One one of his marathon 10 -1/2 hour missions, Thomas' SR-71 lost one of its AC generators. He immediately sought to land, knowing that if the backup generator also failed, the SR-71 wouldn't be controllable. He touched down in Norway.
Thomas had started his "day" around midnight at Beale AFB. He'd planned to beat the summer heat of Sacramento by leaving his apartment air conditioning on until he returned from the mission. So here he was, close to the top of the world in Norway, at five in the morning, waiting for repairs and the tankers to fly up from Beale to refuel. He had to call his landlord and ask if the air conditioning could be turned off.
December, 1964 saw the first flight of the SR-71, with operations beginning two years later.

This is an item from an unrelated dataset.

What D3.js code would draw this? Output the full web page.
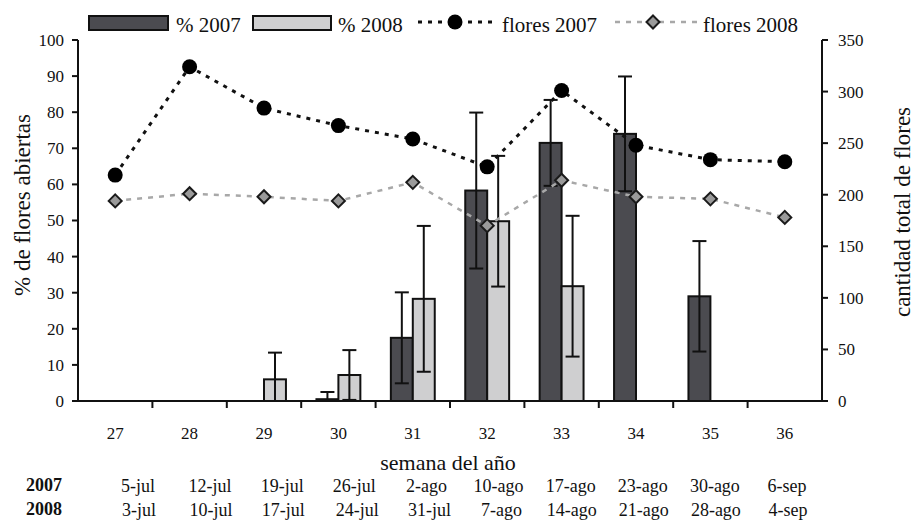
<!DOCTYPE html>
<html><head><meta charset="utf-8">
<script src="https://cdn.jsdelivr.net/npm/d3@7"></script>
<style>body{margin:0;background:#fff}svg{display:block;font-family:"Liberation Serif","Times New Roman",serif}</style>
</head><body><svg id="c" width="920" height="520"></svg>
<script>
const weeks = [27,28,29,30,31,32,33,34,35,36];
const pct2007 = [0,0,0,0.5,17.5,58.3,71.5,74,29,0];
const err2007 = [0,0,0,2,12.6,21.6,11.9,15.9,15.3,0];
const pct2008 = [0,0,6,7.2,28.3,49.8,31.8,0,0,0];
const err2008 = [0,0,7.4,6.9,20.2,18.1,19.5,0,0,0];
const flores2007 = [219,324,284,267,254,227,301,248,234,232];
const flores2008 = [194,201,198,194,212,170,214,198,196,178];
const dates2007 = ["5-jul","12-jul","19-jul","26-jul","2-ago","10-ago","17-ago","23-ago","30-ago","6-sep"];
const dates2008 = ["3-jul","10-jul","17-jul","24-jul","31-jul","7-ago","14-ago","21-ago","28-ago","4-sep"];
const leftTicks = [0,10,20,30,40,50,60,70,80,90,100];
const rightTicks = [0,50,100,150,200,250,300,350];

const svg = d3.select("#c");
const L=78, R=822, T=40, B=401;
const x = d3.scaleBand().domain(weeks).range([L,R]).paddingInner(0.41).paddingOuter(0.205);
const x1 = d3.scaleBand().domain(["2007","2008"]).range([0,x.bandwidth()]);
const y = d3.scaleLinear().domain([0,100]).range([B,T]);
const y2 = d3.scaleLinear().domain([0,350]).range([B,T]);
const cx = w => x(w)+x.bandwidth()/2;

const dark="#4b4b50", light="#cfcfd0";

const series = [
  {key:"2007", vals:pct2007, errs:err2007, fill:dark},
  {key:"2008", vals:pct2008, errs:err2008, fill:light}
];
series.forEach(s=>{
  const g = svg.append("g");
  g.selectAll("rect").data(weeks.map((w,i)=>({w,v:s.vals[i],e:s.errs[i]})).filter(d=>d.v>0))
   .join("rect")
   .attr("x",d=>x(d.w)+x1(s.key)).attr("width",x1.bandwidth())
   .attr("y",d=>y(d.v)).attr("height",d=>B-y(d.v))
   .attr("fill",s.fill).attr("stroke","#111").attr("stroke-width",2);
});
series.forEach(s=>{
  const g = svg.append("g").attr("stroke","#111").attr("stroke-width",2);
  weeks.forEach((w,i)=>{
    const v=s.vals[i], e=s.errs[i];
    if(!(e>0)) return;
    const xc = x(w)+x1(s.key)+x1.bandwidth()/2;
    const lo = Math.max(0,v-e), hi=v+e;
    g.append("line").attr("x1",xc).attr("x2",xc).attr("y1",y(lo)).attr("y2",y(hi));
    g.append("line").attr("x1",xc-7).attr("x2",xc+7).attr("y1",y(hi)).attr("y2",y(hi));
    if(v-e>=0) g.append("line").attr("x1",xc-7).attr("x2",xc+7).attr("y1",y(v-e)).attr("y2",y(v-e));
  });
});

svg.append("line").attr("x1",L).attr("x2",R).attr("y1",B).attr("y2",B).attr("stroke","#111").attr("stroke-width",2);
svg.append("line").attr("x1",L).attr("x2",L).attr("y1",T).attr("y2",B).attr("stroke","#111").attr("stroke-width",2);
svg.append("line").attr("x1",R).attr("x2",R).attr("y1",T).attr("y2",B).attr("stroke","#111").attr("stroke-width",2);
const half = (x.step()-x.bandwidth())/2;
weeks.slice(1).forEach(w=>{
  const bx = x(w)-half;
  svg.append("line").attr("x1",bx).attr("x2",bx).attr("y1",B).attr("y2",B+7).attr("stroke","#111").attr("stroke-width",2);
});
svg.append("g").selectAll("text").data(weeks).join("text")
  .attr("x",d=>cx(d)).attr("y",439).attr("text-anchor","middle").attr("font-size",17).attr("fill","#111").text(d=>d);

const gl = svg.append("g");
leftTicks.forEach(t=>{
  gl.append("line").attr("x1",L-6).attr("x2",L).attr("y1",y(t)).attr("y2",y(t)).attr("stroke","#111").attr("stroke-width",2);
  gl.append("text").attr("x",64).attr("y",y(t)).attr("dy","0.35em").attr("text-anchor","end").attr("font-size",17).attr("fill","#111").text(t);
});
const gr = svg.append("g");
rightTicks.forEach(t=>{
  gr.append("line").attr("x1",R).attr("x2",R+6).attr("y1",y2(t)).attr("y2",y2(t)).attr("stroke","#111").attr("stroke-width",2);
  gr.append("text").attr("x",838).attr("y",y2(t)).attr("dy","0.35em").attr("text-anchor","start").attr("font-size",17).attr("fill","#111").text(t);
});

const lineGen = d3.line().x((d,i)=>cx(weeks[i])).y(d=>y2(d));
svg.append("path").attr("d",lineGen(flores2008)).attr("fill","none").attr("stroke","#a8a8a8").attr("stroke-width",2.5).attr("stroke-dasharray","5,6");
svg.append("path").attr("d",lineGen(flores2007)).attr("fill","none").attr("stroke","#111").attr("stroke-width",3).attr("stroke-dasharray","4,6");
const diamond = (g,xx,yy)=>g.append("path").attr("d",`M${xx},${yy-6.5}L${xx+6.5},${yy}L${xx},${yy+6.5}L${xx-6.5},${yy}Z`).attr("fill","#9a9a9a").attr("stroke","#1a1a1a").attr("stroke-width",2);
svg.append("g").selectAll("circle").data(flores2007).join("circle")
  .attr("cx",(d,i)=>cx(weeks[i])).attr("cy",d=>y2(d)).attr("r",7.5).attr("fill","#000");
const gd = svg.append("g");
flores2008.forEach((d,i)=>diamond(gd,cx(weeks[i]),y2(d)));

svg.append("text").attr("transform","translate(30,205) rotate(-90)").attr("text-anchor","middle").attr("font-size",23).attr("fill","#111").text("% de flores abiertas");
svg.append("text").attr("transform","translate(910,212) rotate(-90)").attr("text-anchor","middle").attr("font-size",23).attr("fill","#111").text("cantidad total de flores");
svg.append("text").attr("x",448).attr("y",470).attr("text-anchor","middle").attr("font-size",22).attr("fill","#111").text("semana del año");

const tx = d3.scaleLinear().domain([0,9]).range([138,787]);
svg.append("text").attr("x",26).attr("y",491).attr("font-size",18).attr("font-weight","bold").attr("fill","#111").text("2007");
svg.append("text").attr("x",26).attr("y",515).attr("font-size",18).attr("font-weight","bold").attr("fill","#111").text("2008");
svg.append("g").selectAll("text").data(dates2007).join("text").attr("x",(d,i)=>tx(i)).attr("y",492).attr("text-anchor","middle").attr("font-size",18).attr("fill","#111").text(d=>d);
svg.append("g").selectAll("text").data(dates2008).join("text").attr("x",(d,i)=>tx(i)+(i>=3&&i<=5?3:1)).attr("y",516).attr("text-anchor","middle").attr("font-size",18).attr("fill","#111").text(d=>d);

const lg = svg.append("g");
lg.append("rect").attr("x",89).attr("y",16).attr("width",79).attr("height",14).attr("fill",dark).attr("stroke","#111").attr("stroke-width",2);
lg.append("text").attr("x",176).attr("y",32).attr("font-size",21).attr("fill","#111").text("% 2007");
lg.append("rect").attr("x",253).attr("y",16).attr("width",78).attr("height",14).attr("fill",light).attr("stroke","#111").attr("stroke-width",2);
lg.append("text").attr("x",338).attr("y",32).attr("font-size",21).attr("fill","#111").text("% 2008");
lg.append("line").attr("x1",418).attr("x2",498).attr("y1",22).attr("y2",22).attr("stroke","#111").attr("stroke-width",3).attr("stroke-dasharray","4,6");
lg.append("circle").attr("cx",455).attr("cy",22).attr("r",7.5).attr("fill","#000");
lg.append("text").attr("x",502).attr("y",32).attr("font-size",21).attr("fill","#111").text("flores 2007");
lg.append("line").attr("x1",615).attr("x2",698).attr("y1",22).attr("y2",22).attr("stroke","#a8a8a8").attr("stroke-width",2.5).attr("stroke-dasharray","5,6");
diamond(lg,653,22);
lg.append("text").attr("x",703).attr("y",32).attr("font-size",21).attr("fill","#111").text("flores 2008");
</script></body></html>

Of the 36 SR-71s built, 18 survived until Congress voted to decommission them because of their operational costs. No Air Force pilot was ever lost in the 18 accidents that claimed as many aircraft. One CIA pilot was killed in an A-11 (the interceptor version), and one Lockheed pilot died in a test determining the airspeed limit versus the SR-71's center of gravity.
Now retired after his second career, flying for United Airlines, Thomas fondly recalls the times when breaking the sound barrier was just part of of an SR-71 driver's workday.
"I remember on television one time, and I've forgotten the dictator's name (Manuel Noriega?), but he was railing over something about the 'imperialist' United States, and as he was talking, there was a double sonic boom."
That indelible mark - - of the most advanced aircraft of its time - - was the favorite sound to B.C. Thomas' ears.